Sammi gathered the few belongings that weren't ruined in a bag and called all the girls together. But the dictates of the Guido Code, she must get the approval of all the women in the house before leaving. And she did. They all understood, and they were all grateful, because this meant there was no more fighting. For some strange reason it is nearly impossible for four women to last a whole season in this experiment, and Sammi was the latest to fall.
Then she called in Mike, Vinny, and DJ Paulie Destination Unknown and informed them. This time they knew it was different. None tried to convince her to stay. Vinny said the oddest thing, that he was sad that if she left, she would never come back.
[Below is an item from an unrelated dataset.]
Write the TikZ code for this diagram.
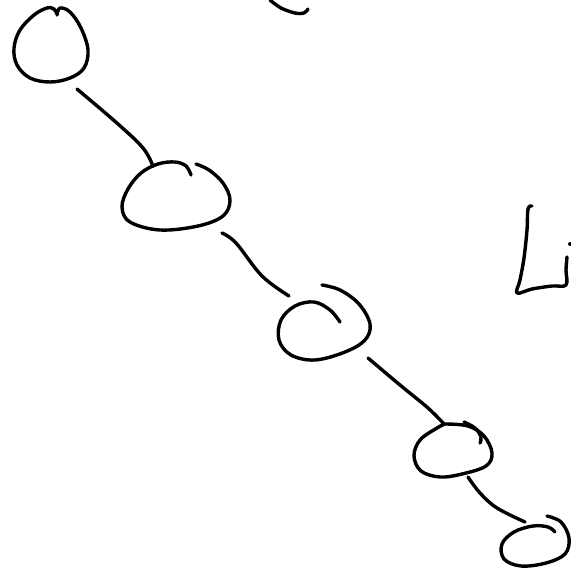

He didn't mean that summer. He knew the summer was ruined. He meant for good. He meant forever. He meant the promise of a carefree life that was promised them when they all enlisted for this experiment would never be fulfilled. Those happy days were gone, the family was forever torn apart, and this sadness was the inevitable result of the way they live. They had been duped into enlisting for a tragedy.
Finally Ronnie gets wind of what is going on and goes upstairs to talk to her. Ironically, Ronnie is wearing a "Kill Your TV" T-shirt and he says to Sammi, "You're going to walk away from all of this." And he doesn't mean the house or the Jersey Shore. He doesn't mean the T-Shirt shop where they work or Karma where they go to do battle. He doesn't mean the beach and the boardwalk and the fried pickles. He doesn't even mean him. No, he means reality television. He means, "You're going to walk away from making shitloads of money for doing little work, from getting paid thousands of dollars just to show up at a club, from doing this year after year until the ratings go down and they finally put us out to pasture for another reality show about kids behaving badly, from everyone knowing all of our business and taking pictures of us whereever we go? You're going to walk away from fame and fortune all because of me?"
And she says, "Yes." She dries her eyes and Sammi says Yes, for the first time in her life. She doesn't fight. Sammi is through with fighting. After living in the negative for a year, Sammi is finally saying Yes. DJ Paulie Delightful yells up the stairs, in his cavalier way that the "Cabs Are HERE!" trying to pretend like everything is normal, like it's just some other night out at the club. But it's changed. There won't be another carefree night like that. Nope, never again.
Sammi gets into the cab and as it pulls away she looks out the window, the deserted street of Seaside Heights unwinding like a lumpy ribbon. The same place she drove up to a year ago expecting everything, expecting a whole lot fun. Now she's leaving—and she's leaving like this. "Where to?" the driver asks? "I don't know yet," she says. "Take me back. Just take me back."
Upstairs on the balcony, Ronnie clutches at the rail and watches her car pull away, still shocked that it's happened. Feeling like he's won and that he's lost all at the same time. The night is getting thick, the humidity turning into something that will be rain the next day, and he can feel the damp air brushing against his skin. The first drops of what will become the dew are forming on the railing, beading up on the furniture as he drops into the chair, still and motionless, trying to figure out what he's going to do next. How his life is going to fill in the days that are left of the summer. Trying to grasp the hollow he sees before him. His brain is thinking a million thoughts, but really it's just saying the same word over and over again, trying to turn the throbbing ache into a dullness. It's just that word, again and again, faster and faster. Just that word: Done.